Man executed for killing ex-wife and stepdaughter

By MICHAEL GRACZYK / Associated Press Writer

HUNTSVILLE, Texas (AP) -- Condemned murderer Benjamin Stone got his wish Thursday evening as Texas prison officials executed him for killing his ex-wife and stepdaughter two years ago at their Corpus Christi home.

Stone, 45, was pronounced dead at 6:16 p.m., seven minutes after an executioner started the flow of lethal drugs into his arms.

Asked if he had a statement, Stone shook his head while one of two sisters watching through a window a few feet away cried and trembled. As the drugs took effect, Stone gasped once before he stopped breathing.

Stone had been clear in his wish to be executed for the July 1, 1995 strangling of his ex-wife, Patsy, 34, and his stepdaughter, Keitha Lynn Van Coney, 12. The pair also had been raped.

In a death-row interview last week, the former plumber said Thursday was "going to be a fine day."

"I'll be there. 6 p.m. Hope they don't botch it," he said.

A Nueces County jury took seven minutes to convict Stone and deliberated seven minutes to decide on the death sentence.

His 17 months on death row is the second-shortest time a condemned Texas inmate has waited between conviction and execution. Only convicted killer Joe Gonzales, imprisoned 252 days before execution last year, had a shorter death row stay. Gonzales, like Stone, volunteered for death.

The average time spent on death row in Texas is nine years before the sentence is carried out.

"It took me a while to figure out how to do this," Stone said. "I wrote a letter to the judge. I wrote a letter to the Court of Criminal Appeals. I wrote a letter to (Attorney General Dan) Morales. I went through all their games and here I am."

Stone refused legal help and refused to have appeals filed on his behalf.

"As far as I'm concerned, it's the only way I'll find peace of mind," he said.

His execution was the second this week in Texas and 28th this year, adding to a record number of executions in the state in 1997. Another is scheduled for next week.

No relatives of the murder victims attended the execution.

"We're hoping just to be able to close up and get on with our lives,' Vanessa Turberville, wife of Mrs. Stone's brother, told the Corpus Christi Caller-Times. "It's been very hard for the family."

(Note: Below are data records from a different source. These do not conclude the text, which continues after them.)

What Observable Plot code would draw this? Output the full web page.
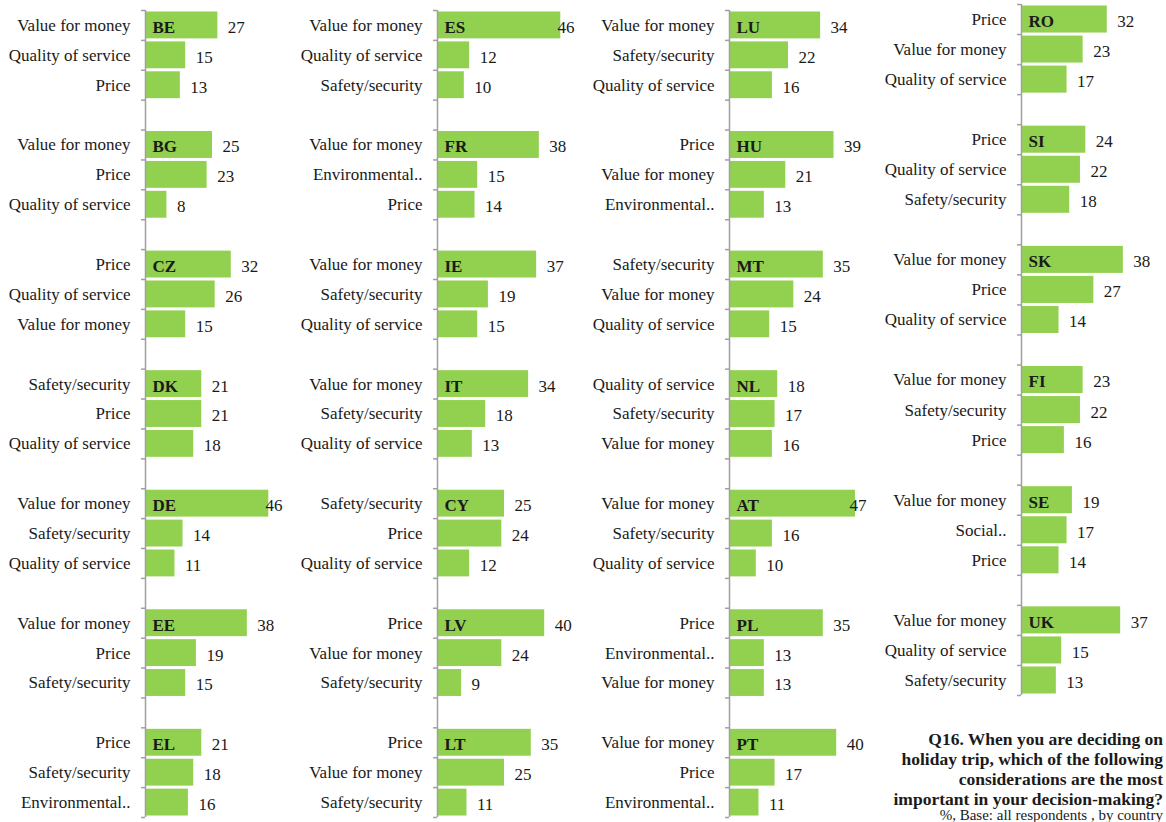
<!DOCTYPE html>
<html>
<head>
<meta charset="utf-8">
<script src="https://cdn.jsdelivr.net/npm/d3@7"></script>
<script src="https://cdn.jsdelivr.net/npm/@observablehq/plot@0.6"></script>
<style>
  html, body { margin: 0; padding: 0; background: #fff; }
  #wrap { position: relative; width: 1166px; height: 822px; overflow: hidden; font-family: "Liberation Serif", serif; color: #1a1a1a; }
  .col { position: absolute; top: 0; }
  #caption { position: absolute; right: 3px; top: 729px; text-align: right; font-weight: bold; font-size: 17.5px; line-height: 20px; }
  #caption .sub { font-weight: normal; font-size: 15px; line-height: 13px; }
</style>
</head>
<body>
<div id="wrap"></div>
<script>
// ---- data ----
const columnCountries = [
  ["BE", "BG", "CZ", "DK", "DE", "EE", "EL"],
  ["ES", "FR", "IE", "IT", "CY", "LV", "LT"],
  ["LU", "HU", "MT", "NL", "AT", "PL", "PT"],
  ["RO", "SI", "SK", "FI", "SE", "UK"]
];
const countries = columnCountries.flat();
const categoryLabels = [
  ["Value for money", "Quality of service", "Price"],          // BE
  ["Value for money", "Price", "Quality of service"],          // BG
  ["Price", "Quality of service", "Value for money"],          // CZ
  ["Safety/security", "Price", "Quality of service"],          // DK
  ["Value for money", "Safety/security", "Quality of service"],// DE
  ["Value for money", "Price", "Safety/security"],             // EE
  ["Price", "Safety/security", "Environmental.."],             // EL
  ["Value for money", "Quality of service", "Safety/security"],// ES
  ["Value for money", "Environmental..", "Price"],             // FR
  ["Value for money", "Safety/security", "Quality of service"],// IE
  ["Value for money", "Safety/security", "Quality of service"],// IT
  ["Safety/security", "Price", "Quality of service"],          // CY
  ["Price", "Value for money", "Safety/security"],             // LV
  ["Price", "Value for money", "Safety/security"],             // LT
  ["Value for money", "Safety/security", "Quality of service"],// LU
  ["Price", "Value for money", "Environmental.."],             // HU
  ["Safety/security", "Value for money", "Quality of service"],// MT
  ["Quality of service", "Safety/security", "Value for money"],// NL
  ["Value for money", "Safety/security", "Quality of service"],// AT
  ["Price", "Environmental..", "Value for money"],             // PL
  ["Value for money", "Price", "Environmental.."],             // PT
  ["Price", "Value for money", "Quality of service"],          // RO
  ["Price", "Quality of service", "Safety/security"],          // SI
  ["Value for money", "Price", "Quality of service"],          // SK
  ["Value for money", "Safety/security", "Price"],             // FI
  ["Value for money", "Social..", "Price"],                    // SE
  ["Value for money", "Quality of service", "Safety/security"] // UK
];
const values = [
  [27, 15, 13], [25, 23, 8], [32, 26, 15], [21, 21, 18], [46, 14, 11], [38, 19, 15], [21, 18, 16],
  [46, 12, 10], [38, 15, 14], [37, 19, 15], [34, 18, 13], [25, 24, 12], [40, 24, 9], [35, 25, 11],
  [34, 22, 16], [39, 21, 13], [35, 24, 15], [18, 17, 16], [47, 16, 10], [35, 13, 13], [40, 17, 11],
  [32, 23, 17], [24, 22, 18], [38, 27, 14], [23, 22, 16], [19, 17, 14], [37, 15, 13]
];
const captionLines = [
  "Q16. When you are deciding on",
  "holiday trip, which of the following",
  "considerations are the most",
  "important in your decision-making?"
];
const captionSub = "%, Base: all respondents , by country";

// ---- drawing ----
const ink = "#1a1a1a";
const axisGray = "#a0a0a0";
const green = "#92D050";
const fontFamily = "'Liberation Serif', serif";

function makeColumn(ci) {
  const rows = [];
  const domain = [];
  const codes = columnCountries[ci];
  codes.forEach((code, k) => {
    const idx = countries.indexOf(code);
    for (let j = 0; j < 3; j++) {
      const key = code + "-" + j;
      domain.push(key);
      rows.push({key, code, rank: j, category: categoryLabels[idx][j], value: values[idx][j]});
    }
    if (k < codes.length - 1) domain.push(code + "-gap");
  });
  const top = ci === 3 ? 4 : 10;
  const bottom = ci === 3 ? 695 : 817;
  const mb = 5;
  const H = bottom + mb;
  const step = (bottom - top) / domain.length;
  const W = ci === 3 ? 290 : 292;
  return Plot.plot({
    width: W,
    height: H,
    marginLeft: 145,
    marginRight: W - 145 - 134,
    marginTop: top,
    marginBottom: mb,
    x: {domain: [0, 50], axis: null},
    y: {domain, axis: null, padding: 0, round: false},
    style: {fontFamily, fontSize: "17px", color: ink, background: "transparent", overflow: "visible"},
    marks: [
      Plot.barX(rows, {x: "value", y: "key", fill: green, insetTop: 1.5, insetBottom: 1.5}),
      Plot.ruleX([0], {stroke: axisGray, strokeWidth: 1.5}),
      Plot.ruleY(domain, {y: d => d, x1: -1.5, x2: 0, dy: -step / 2, stroke: axisGray, strokeWidth: 1.5}),
      Plot.ruleY([domain[domain.length - 1]], {y: d => d, x1: -1.5, x2: 0, dy: step / 2, stroke: axisGray, strokeWidth: 1.5}),
      Plot.text(rows, {x: 0, y: "key", text: "category", textAnchor: "end", dx: -15, fill: ink}),
      Plot.text(rows.filter(d => d.rank === 0), {x: 0, y: "key", text: "code", textAnchor: "start", dx: 7, dy: 2, fontWeight: "bold", fill: ink}),
      Plot.text(rows, {x: d => Math.min(d.value, 41), y: "key", text: d => String(d.value), textAnchor: "start", dx: 10, dy: 2, fill: ink})
    ]
  });
}

const wrap = document.getElementById("wrap");
const lefts = [0, 292, 584, 876];
columnCountries.forEach((_, ci) => {
  const div = document.createElement("div");
  div.className = "col";
  div.style.left = lefts[ci] + "px";
  div.appendChild(makeColumn(ci));
  wrap.appendChild(div);
});

const cap = document.createElement("div");
cap.id = "caption";
cap.innerHTML = captionLines.map(s => `<div>${s}</div>`).join("") + `<div class="sub">${captionSub}</div>`;
wrap.appendChild(cap);
</script>
</body>
</html>
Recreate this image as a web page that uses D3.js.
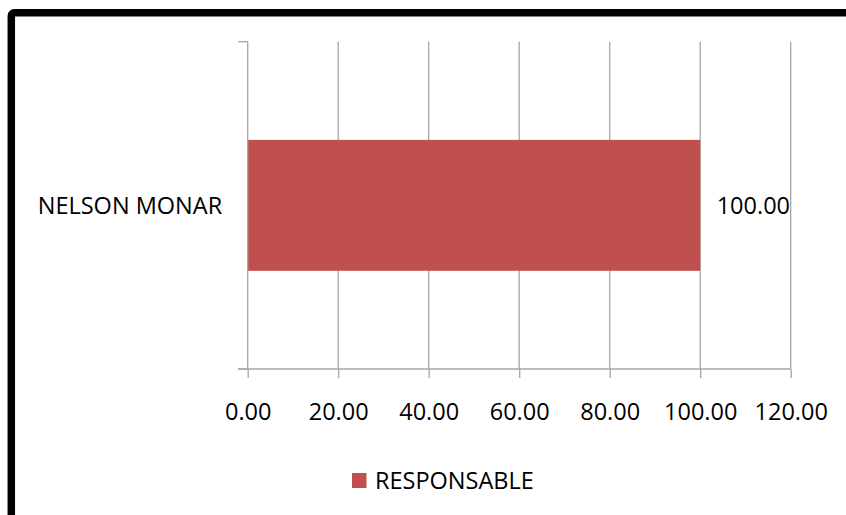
<!DOCTYPE html>
<html>
<head>
<meta charset="utf-8">
<script src="https://cdn.jsdelivr.net/npm/d3@7"></script>
<style>
  body { margin: 0; background: #fff; }
  text { font-family: 'Open Sans', sans-serif; fill: #000; }
</style>
</head>
<body>
<div id="chart"></div>
<script>
// Data
const categories = ['NELSON MONAR']
const values = [100]
const seriesName = 'RESPONSABLE'
const xTickValues = [0, 20, 40, 60, 80, 100, 120]

const width = 846
const height = 515
const barColor = '#c0504d'
const gridColor = '#a6a6a6'
const fontSize = '23.5px'

const svg = d3.select('#chart')
  .append('svg')
  .attr('width', width)
  .attr('height', height)

svg.append('rect')
  .attr('width', width)
  .attr('height', height)
  .attr('fill', '#fff')

// thick frame (top + left, runs past the window edges)
svg.append('rect')
  .attr('x', 11.3)
  .attr('y', 12.8)
  .attr('width', 900)
  .attr('height', 600)
  .attr('rx', 3)
  .attr('fill', 'none')
  .attr('stroke', '#000')
  .attr('stroke-width', 7.5)

// plot area
const plot = { left: 247.7, right: 790.7, top: 41.7, bottom: 369 }

const xScale = d3.scaleLinear()
  .domain([0, 120])
  .range([plot.left, plot.right])

const yScale = d3.scaleBand()
  .domain(categories)
  .range([plot.top, plot.bottom])
  .paddingInner(0.6)
  .paddingOuter(0.3)

// gridlines
svg.append('g')
  .selectAll('line')
  .data(xTickValues.slice(1))
  .join('line')
  .attr('x1', d => xScale(d))
  .attr('x2', d => xScale(d))
  .attr('y1', plot.top)
  .attr('y2', plot.bottom)
  .attr('stroke', gridColor)
  .attr('stroke-width', 1.3)

// bars
svg.append('g')
  .selectAll('rect')
  .data(values)
  .join('rect')
  .attr('x', xScale(0))
  .attr('y', (d, i) => yScale(categories[i]))
  .attr('width', d => xScale(d) - xScale(0))
  .attr('height', yScale.bandwidth())
  .attr('fill', barColor)

// x axis
const xAxis = d3.axisBottom(xScale)
  .tickValues(xTickValues)
  .tickFormat(d3.format('.2f'))
  .tickSize(9)
  .tickSizeOuter(0)
  .tickPadding(25)

const xAxisG = svg.append('g')
  .attr('transform', 'translate(0,' + plot.bottom + ')')
  .call(xAxis)

xAxisG.selectAll('text').style('font-size', fontSize).attr('fill', '#000')
xAxisG.selectAll('line').attr('stroke', gridColor).attr('stroke-width', 1.3)
xAxisG.select('.domain').remove()

svg.append('line')
  .attr('x1', plot.left - 9.5)
  .attr('x2', plot.right)
  .attr('y1', plot.bottom)
  .attr('y2', plot.bottom)
  .attr('stroke', gridColor)
  .attr('stroke-width', 1.3)

// y axis (category boundaries as ticks)
const yAxisG = svg.append('g')
yAxisG.append('line')
  .attr('x1', plot.left)
  .attr('x2', plot.left)
  .attr('y1', plot.top)
  .attr('y2', plot.bottom)
  .attr('stroke', gridColor)
  .attr('stroke-width', 1.3)

yAxisG.selectAll('.bound')
  .data(yScale.range())
  .join('line')
  .attr('class', 'bound')
  .attr('x1', plot.left - 9.5)
  .attr('x2', plot.left)
  .attr('y1', d => d)
  .attr('y2', d => d)
  .attr('stroke', gridColor)
  .attr('stroke-width', 1.3)

yAxisG.selectAll('.cat')
  .data(categories)
  .join('text')
  .attr('class', 'cat')
  .attr('x', plot.left - 25.5)
  .attr('y', d => yScale(d) + yScale.bandwidth() / 2)
  .attr('dy', '0.35em')
  .attr('text-anchor', 'end')
  .style('font-size', fontSize)
  .text(d => d)

// data labels
svg.append('g')
  .selectAll('text')
  .data(values)
  .join('text')
  .attr('x', d => xScale(d) + 16.5)
  .attr('y', (d, i) => yScale(categories[i]) + yScale.bandwidth() / 2)
  .attr('dy', '0.35em')
  .style('font-size', fontSize)
  .text(d => d3.format('.2f')(d))

// legend
const legend = svg.append('g').attr('transform', 'translate(352,473)')
legend.append('rect')
  .attr('width', 14.5)
  .attr('height', 15)
  .attr('fill', barColor)
legend.append('text')
  .attr('x', 23)
  .attr('y', 7.5)
  .attr('dy', '0.35em')
  .style('font-size', fontSize)
  .text(seriesName)
</script>
</body>
</html>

Stone called police from a pay phone at a highway rest stop near Corpus Christi the afternoon of July 2, 1995 and told the stunned 911 dispatcher that he had strangled his wife and stepdaughter. Then he waited there for authorities to arrive and arrest him. Other officers found the bodies at the family home on Corpus Christi's Grizzley Street.

Stone had a history of alcohol and drug abuse and received probation after being convicted of attempted sexual assault against his sister. At his capital murder trial, he stood mute, refusing to plead innocent as his attorneys preferred.

"I just snapped," the Oceanside, Calif., native said of the murders. "There were a few things that happened. Things built up to a point and I just snapped."

Ben and Patsy Stone married in 1985 when Keitha was almost 3 and moved from Austin to Corpus Christi. Court records showed they separated in January 1994. Mrs. Stone then filed for divorce, which was granted in December 1994, although friends said the couple had been spending more time together at the time of the slayings.